Lee won his suit in the 7th District Court of Appeals
this September. In Lee v. Keith, 2006 U.S. App. LEXIS
23686, (7th Cir. 2006), the Court described Illinois’s ballot
access requirements in Illinois as “the most restrictive
in the nation” and having the result of eliminating Independent
candidates from the Illinois political scene.
Indeed, the effects of this case may have a significant effect
on the Illinois political scene.
In Illinois, there is a sharp distinction between independent
candidates and third party candidates. Third
party candidates, such as Joe Parnauskis, Socialist Equality
Party candidate for state senate, and Tom Abram, are third
party candidates. In order to get on the ballot, they were
required to collect a number of signatures equal to five
percent of the voters that voted for that office in the last
election. In addition, these candidates must file in June the
year of the General Election, instead of the Independent
filing deadline of 323 days before the election.

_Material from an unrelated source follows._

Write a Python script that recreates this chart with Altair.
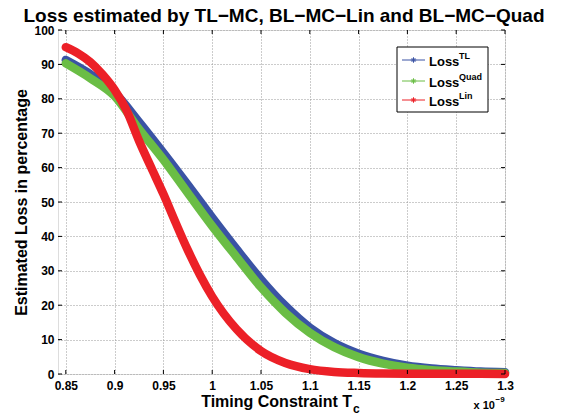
import altair as alt
import pandas as pd

# ---- data ----
tc_tl = [0.85, 0.875, 0.9, 0.925, 0.95, 0.975, 1.0, 1.025, 1.05, 1.075,
         1.1, 1.125, 1.15, 1.175, 1.2, 1.225, 1.25, 1.275, 1.3]
loss_tl = [91.3, 87.2, 81.8, 73.3, 64.3, 55.0, 45.5, 36.3, 27.5, 19.8,
           13.5, 9.0, 5.9, 3.8, 2.4, 1.6, 1.1, 0.7, 0.5]
tc_quad = tc_tl
loss_quad = [90.3, 86.0, 80.8, 71.2, 62.3, 52.6, 43.0, 34.0, 25.2, 17.8,
             12.0, 7.8, 4.9, 3.0, 1.8, 1.1, 0.7, 0.4, 0.3]
tc_lin = [0.85, 0.8625, 0.875, 0.8875, 0.9, 0.9125, 0.925, 0.9375, 0.95,
          0.9625, 0.975, 0.9875, 1.0, 1.025, 1.05, 1.075, 1.1, 1.125,
          1.15, 1.175, 1.2, 1.25, 1.3]
loss_lin = [95.0, 93.2, 90.7, 87.1, 82.6, 76.5, 67.8, 60.0, 52.3,
            44.0, 36.0, 28.8, 22.5, 13.0, 6.7, 3.2, 1.4, 0.6,
            0.3, 0.15, 0.1, 0.05, 0.03]

series_names = ["TL", "Quad", "Lin"]
series_x = [tc_tl, tc_quad, tc_lin]
series_values = [loss_tl, loss_quad, loss_lin]
series_colors = ["#3a53a4", "#6abd45", "#ec2027"]

x_ticks = [0.85, 0.9, 0.95, 1.0, 1.05, 1.1, 1.15, 1.2, 1.25, 1.3]
y_ticks = [0, 10, 20, 30, 40, 50, 60, 70, 80, 90, 100]

title_text = "Loss estimated by TL\u2212MC, BL\u2212MC\u2212Lin and BL\u2212MC\u2212Quad"
x_title = "Timing Constraint T"
x_title_sub = "c"
y_title = "Estimated Loss in percentage"

# ---- layout ----
W, H = 447, 344
FONT = "Liberation Sans"

xs = alt.Scale(domain=[0.842, 1.3], nice=False, zero=False)
ys = alt.Scale(domain=[0, 100], nice=False)

xaxis = alt.Axis(values=x_ticks, format="~g", title=None, grid=True,
                 gridDash=[1, 2], gridColor="#999999", gridOpacity=1,
                 ticks=False, domain=False, labelFont=FONT,
                 labelFontWeight="bold", labelFontSize=12, labelColor="black",
                 labelPadding=6, labelFlush=False, labelOverlap=False)
yaxis = alt.Axis(values=y_ticks, title=y_title, grid=True,
                 gridDash=[1, 2], gridColor="#999999", gridOpacity=1,
                 ticks=False, domain=False, labelFont=FONT,
                 labelFontWeight="bold", labelFontSize=12, labelColor="black",
                 labelPadding=4, labelFlush=False, labelOverlap=False,
                 titleFont=FONT, titleFontSize=16, titleFontWeight="bold",
                 titleColor="black", titlePadding=4)

layers = []
for name, xv, vals, col in zip(series_names, series_x, series_values, series_colors):
    df = pd.DataFrame({"Tc": xv, "loss": vals})
    layers.append(
        alt.Chart(df).mark_line(color=col, strokeWidth=8.5, strokeCap="round",
                                strokeJoin="round", interpolate="monotone",
                                clip=False)
        .encode(x=alt.X("Tc:Q", scale=xs, axis=xaxis),
                y=alt.Y("loss:Q", scale=ys, axis=yaxis))
    )

# inward ticks on all four sides
xt = pd.DataFrame({"Tc": x_ticks})
yt = pd.DataFrame({"loss": y_ticks})
tick_len = 4
layers.append(alt.Chart(xt).mark_rule(color="black").encode(
    x=alt.X("Tc:Q", scale=xs, axis=xaxis), y=alt.value(H), y2=alt.value(H - tick_len)))
layers.append(alt.Chart(xt).mark_rule(color="black").encode(
    x=alt.X("Tc:Q", scale=xs, axis=xaxis), y=alt.value(0), y2=alt.value(tick_len)))
layers.append(alt.Chart(yt).mark_rule(color="black").encode(
    y=alt.Y("loss:Q", scale=ys, axis=yaxis), x=alt.value(0), x2=alt.value(tick_len)))
layers.append(alt.Chart(yt).mark_rule(color="black").encode(
    y=alt.Y("loss:Q", scale=ys, axis=yaxis), x=alt.value(W), x2=alt.value(W - tick_len)))

# legend box
one = pd.DataFrame({"a": [0]})
lx0, lx1, ly0, ly1 = 339, 430, 17, 82
layers.append(alt.Chart(one).mark_rect(fill="white", stroke="black", strokeWidth=1).encode(
    x=alt.value(lx0), x2=alt.value(lx1), y=alt.value(ly0), y2=alt.value(ly1)))
star = "M-1,0L1,0M0,-1L0,1M-0.7,-0.7L0.7,0.7M-0.7,0.7L0.7,-0.7"
row_y = [30, 51, 70]
for name, col, ry in zip(series_names, series_colors, row_y):
    layers.append(alt.Chart(one).mark_rule(color=col, strokeWidth=1).encode(
        x=alt.value(344), x2=alt.value(367), y=alt.value(ry)))
    layers.append(alt.Chart(one).mark_point(shape=star, size=30, stroke=col,
                                            filled=False, strokeWidth=1, opacity=1).encode(
        x=alt.value(355.5), y=alt.value(ry)))
    layers.append(alt.Chart(pd.DataFrame({"t": ["Loss"]})).mark_text(
        font=FONT, fontSize=13, fontWeight="bold", align="left",
        baseline="alphabetic", color="black").encode(
        x=alt.value(371), y=alt.value(ry + 6), text="t:N"))
    layers.append(alt.Chart(pd.DataFrame({"t": [name]})).mark_text(
        font=FONT, fontSize=9, fontWeight="bold", align="left",
        baseline="alphabetic", color="black").encode(
        x=alt.value(401), y=alt.value(ry - 1), text="t:N"))

# chart title
layers.append(alt.Chart(pd.DataFrame({"t": [title_text]})).mark_text(
    font=FONT, fontSize=19, fontWeight="bold", align="center",
    baseline="alphabetic", color="black").encode(
    x=alt.value(226), y=alt.value(-8.2), text="t:N"))

# x-axis title with subscript
layers.append(alt.Chart(pd.DataFrame({"t": [x_title]})).mark_text(
    font=FONT, fontSize=16, fontWeight="bold", align="right",
    baseline="alphabetic", color="black").encode(
    x=alt.value(294), y=alt.value(377), text="t:N"))
layers.append(alt.Chart(pd.DataFrame({"t": [x_title_sub]})).mark_text(
    font=FONT, fontSize=12, fontWeight="bold", align="left",
    baseline="alphabetic", color="black").encode(
    x=alt.value(295), y=alt.value(383), text="t:N"))
# exponent note
layers.append(alt.Chart(pd.DataFrame({"t": ["x 10"]})).mark_text(
    font=FONT, fontSize=11, fontWeight="bold", align="right",
    baseline="alphabetic", color="black").encode(
    x=alt.value(437), y=alt.value(379), text="t:N"))
layers.append(alt.Chart(pd.DataFrame({"t": ["\u22129"]})).mark_text(
    font=FONT, fontSize=8, fontWeight="bold", align="left",
    baseline="alphabetic", color="black").encode(
    x=alt.value(437.5), y=alt.value(372), text="t:N"))

chart = alt.layer(*layers).properties(
    width=W, height=H,
    autosize=alt.AutoSizeParams(type="none"),
    padding={"left": 50, "top": 22, "right": 61, "bottom": 42},
).configure_view(stroke="black", strokeWidth=1).configure(background="white")

chart.save("out.html", embed_options={"renderer": "svg", "actions": False})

Independent candidates, those without any party affiliation
whatsoever, were required to collect signatures from
10% of the number of voters that cast a vote for that office
in the last election. There currently are no elected independent
officials in the state. State Senator James Meeks is
often described as an independent, but he ran and won
using the third party ballot access requirements as an
“Honesty and Integrity Party” candidate.
The prohibition on the ability of new parties and independents
to appear on the ballot in the United States has
only arisen in the last century. In 1896, twenty-two members
of the People’s Party were elected to the U.S. House of
Representatives and five held seats in the Senate. Significant
parties in the early 1900’s included the Union Labor
Party, the Socialist Labor Party, Progressive Party, Populist
Party, and the Prohibition Party. Minor political parties
have been attributed with the introduction of ideas such as
certain rights (child labor laws, women’s right to vote,
minimum wage etc.) into the political debate.

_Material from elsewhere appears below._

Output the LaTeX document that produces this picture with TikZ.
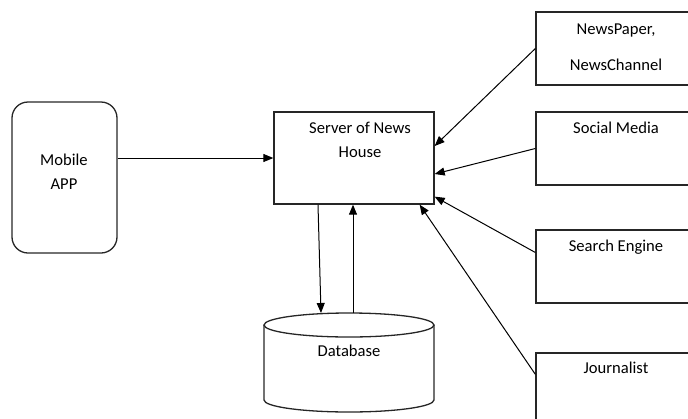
\documentclass[tikz,border=0pt]{standalone}
\usepackage{fontspec}
\setmainfont{Carlito}
\usetikzlibrary{arrows.meta,positioning}

\begin{document}
\begin{tikzpicture}[
  x=1pt, y=-1pt,
  box/.style={draw=black!85, line width=1.3pt, minimum width=160pt, inner sep=0pt},
  appbox/.style={draw=black!85, line width=1.3pt, rounded corners=16pt,
                 minimum width=105pt, minimum height=151pt, inner sep=0pt},
  lbl/.style={font=\fontsize{16.6}{24}\selectfont, align=center, inner sep=0pt},
  flow/.style={-{Triangle[length=10pt,width=8pt]}, line width=1pt},
  dbline/.style={draw=black!85, line width=1.3pt},
]
\useasboundingbox (0,0) rectangle (688,418);

% left and middle
\node[appbox] (mob) at (64.5,177.5) {};
\node[lbl] (mobtxt) at (64,172) {Mobile\\APP};
\node[box, minimum height=92pt] (srv) at (354,158) {};
\node[lbl] (srvtxt) at (360,140) {Server of News\\House};

% database cylinder
\draw[dbline] (264,325) -- (264,400) arc[start angle=180, end angle=360, x radius=85pt, y radius=12pt] -- (434,325);
\draw[dbline] (349,325) ellipse[x radius=85pt, y radius=12pt];
\node[lbl] (dbtxt) at (349,351) {Database};
\coordinate (dbin) at (321,313);
\coordinate (dbout) at (353,313);

% sources on the right
\node[box, minimum height=73pt] (news) at (616,48.5) {};
\node[lbl, align=center] (newstxt) at (616,47) {NewsPaper,\\[12pt]NewsChannel};
\node[box, minimum height=73pt] (soc) at (616,148.5) {};
\node[lbl] (soctxt) at (616,128) {Social Media};
\node[box, minimum height=73pt] (srch) at (616,266.5) {};
\node[lbl] (srchtxt) at (616,247) {Search Engine};
\node[box, minimum height=80pt] (jour) at (616,393) {};
\node[lbl] (jourtxt) at (616,368) {Journalist};

% connectors
\draw[flow] (mob.east |- srv.west) -- (srv.west);
\draw[flow] ([xshift=-36pt]srv.south) -- (dbin);
\draw[flow] (dbout) -- ([xshift=-1pt]srv.south);
\draw[flow] (news.west) -- ([yshift=12pt]srv.east);
\draw[flow] (soc.west) -- ([yshift=-16pt]srv.east);
\draw[flow] ([yshift=14pt]srch.west) -- ([yshift=8pt]srv.south east);
\draw[flow] ([yshift=-22pt]jour.north west) -- ([xshift=-15pt]srv.south east);

\end{tikzpicture}
\end{document}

Restrictions to ballot access in the United States arose
for several reasons. Illinois, for example, raised its
statewide signature requirements from 1,000 signatures to
25,000 signatures in the 1930’s in an attempt to keep
Socialist Party candidates off of the ballot. In other states,
the reasons were more invidious; in many Southern states,
ballot access restrictions were put into place to prevent
new black political parties from gaining ground.

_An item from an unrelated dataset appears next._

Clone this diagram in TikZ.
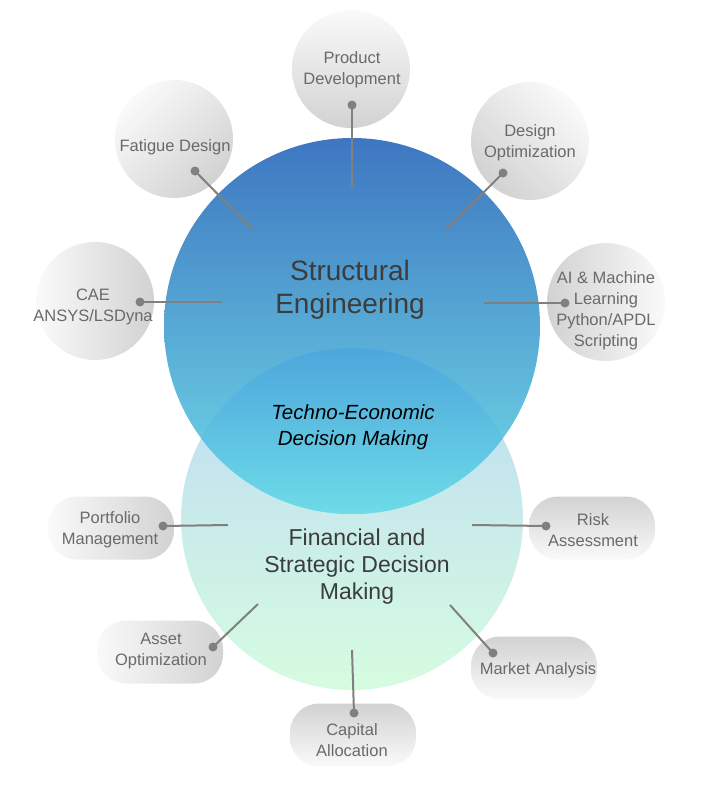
\documentclass[tikz,border=0pt]{standalone}
\usepackage{fontspec}
\setmainfont{Liberation Sans}
\definecolor{topA}{HTML}{3E76C1}
\definecolor{topB}{HTML}{70DCE8}
\definecolor{lensA}{HTML}{4DA6DC}
\definecolor{lensB}{HTML}{6EDCE8}
\definecolor{botA}{HTML}{BCDAF5}
\definecolor{botB}{HTML}{D6FCE0}
\definecolor{satL}{HTML}{FAFAFA}
\definecolor{satD}{HTML}{D2D2D2}
\definecolor{lineC}{HTML}{808080}
\definecolor{satT}{HTML}{6A6A6A}
\definecolor{mainT}{HTML}{3C3C3C}
\begin{document}
\begin{tikzpicture}[x=1pt,y=-1pt,
  satcirc/.style={circle,minimum size=118pt,inner sep=0pt,top color=satL,bottom color=satD},
  satpill/.style={rectangle,rounded corners=29pt,minimum width=126pt,minimum height=63pt,inner sep=0pt,left color=satL,right color=satD},
  sattext/.style={align=center,text=satT,font=\fontsize{16.5}{21}\selectfont,inner sep=0pt},
  conn/.style={draw=lineC,line width=2pt},
  dotc/.style={fill=lineC}
]
\useasboundingbox (0,0) rectangle (708,785);
% big circles
\coordinate (topc) at (352,326);
\coordinate (botc) at (352,519);
\shade[top color=botA,bottom color=botB] (botc) circle[radius=171pt];
\shade[top color=topA,bottom color=topB] (topc) circle[radius=188pt];
\begin{scope}
  \clip (botc) circle[radius=171pt];
  \clip (topc) circle[radius=188pt];
  \shade[top color=lensA,bottom color=lensB] (160,347) rectangle (545,516);
\end{scope}
% main texts
\node[align=center,text=mainT,font=\fontsize{28}{33}\selectfont] (se) at (350,290) {Structural\\Engineering};
\node[align=center,text=black,font=\fontsize{20.5}{26}\selectfont\itshape] (te) at (353,427) {Techno-Economic\\Decision Making};
\node[align=center,text=mainT,font=\fontsize{23}{27}\selectfont] (fs) at (357,567) {Financial and\\Strategic Decision\\Making};
% satellite circles
\node[satcirc,shading angle=0] (pdC) at (351,69) {};
\node[satcirc,shading angle=45] (fatC) at (174,139) {};
\node[satcirc,shading angle=-45] (doC) at (530,141) {};
\node[satcirc,shading angle=90] (caeC) at (95,301) {};
\node[satcirc,shading angle=-90] (aiC) at (606,302) {};
% satellite pills
\node[satpill] (pmC) at (111,528) {};
\node[satpill,shading angle=180] (raC) at (592,528) {};
\node[satpill] (aoC) at (160,652) {};
\node[satpill,shading angle=180] (maC) at (534,668) {};
\node[satpill,shading angle=180] (caC) at (353,735) {};
% satellite texts
\node[sattext] (pd) at (352,70) {Product\\Development};
\node[sattext] (fat) at (175,147) {Fatigue Design};
\node[sattext] (do) at (530,143) {Design\\Optimization};
\node[sattext] (cae) at (93,307) {CAE\\ANSYS/LSDyna};
\node[sattext] (ai) at (606,311) {AI \& Machine\\Learning\\Python/APDL\\Scripting};
\node[sattext] (pm) at (110,530) {Portfolio\\Management};
\node[sattext] (ra) at (593,530) {Risk\\Assessment};
\node[sattext] (ao) at (161,651) {Asset\\Optimization};
\node[sattext] (ma) at (538,670) {Market Analysis};
\node[sattext] (ca) at (352,740) {Capital\\Allocation};
% connector ends
\coordinate (pdD) at (352,105);  \coordinate (pdI) at (352,187);
\coordinate (fatD) at (195,171); \coordinate (fatI) at (252,229);
\coordinate (doD) at (503,173);  \coordinate (doI) at (446,230);
\coordinate (caeD) at (140,302); \coordinate (caeI) at (222,302);
\coordinate (aiD) at (565,303);  \coordinate (aiI) at (484,303);
\coordinate (pmD) at (163,526);  \coordinate (pmI) at (228,525);
\coordinate (raD) at (546,526);  \coordinate (raI) at (472,525);
\coordinate (aoD) at (213,647);  \coordinate (aoI) at (258,604);
\coordinate (maD) at (493,653);  \coordinate (maI) at (450,605);
\coordinate (caD) at (354,713);  \coordinate (caI) at (352,650);
\foreach \n in {pd,fat,do,cae,ai,pm,ra,ao,ma,ca}{
  \draw[conn] (\n I) -- (\n D);
  \fill[dotc] (\n D) circle[radius=4.5pt];
}
\end{tikzpicture}
\end{document}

The restrictions to Independent candidates in Illinois are
more recent. The signature requirement to get on the ballot
as an Independent was increased from 5% to 10% of the
number of votes in the last election for that office in 1979.
Prior to 1979, 16 independent General Assembly candidates
qualified for the general election ballot from 1956
through 1978. After the enactment of the 10% requirement,
three independent candidates qualified for the ballot in
1980, but since that time, not a single independent General
Assembly candidate has qualified for the ballot in Illinois.
The U.S. Supreme Court has acknowledged that there
is a First Amendment right to appear on the ballot with a
person’s party of choice, but more recent decisions have
focused on the state having a “compelling state interest” to
limit the number of candidates on its ballots. The Court in
Lee v. Keith considered the compelling state interest of Illinois’s
Independent candidate restrictions and found that
the restrictions, were “not sustainable based on the state’s
asserted interest in deterring party splintering, factionalism,
and frivolous candidacies.”
The debate over ballot access restrictions centers on the
very purpose of elections. Is the purpose of our elections
solely to pick a winner? Or is there a broader purpose to
elections that involve the important role elections serve in
the debate over policies in this country? If so, it’s important
that many viewpoints be represented in that debate
and be given the opportunity to play a meaningful role in
the political process.
That debate will play an important role in the future of
Independent candidates in the state of Illinois, a future
which will be determined by the state legislature. In other
words, a future determined by a group of elected persons
who chose to appear with the terms “Republican” or “Democrat”
next to their names on the ballot in an election where
the voters did not have the option of choosing an Independent
candidate. The results of this debate could contribute to
a friendlier atmosphere to those who want to appear on the
ballot as an Independent or a new party candidate, leading
ultimately to a livelier election process in Illinois.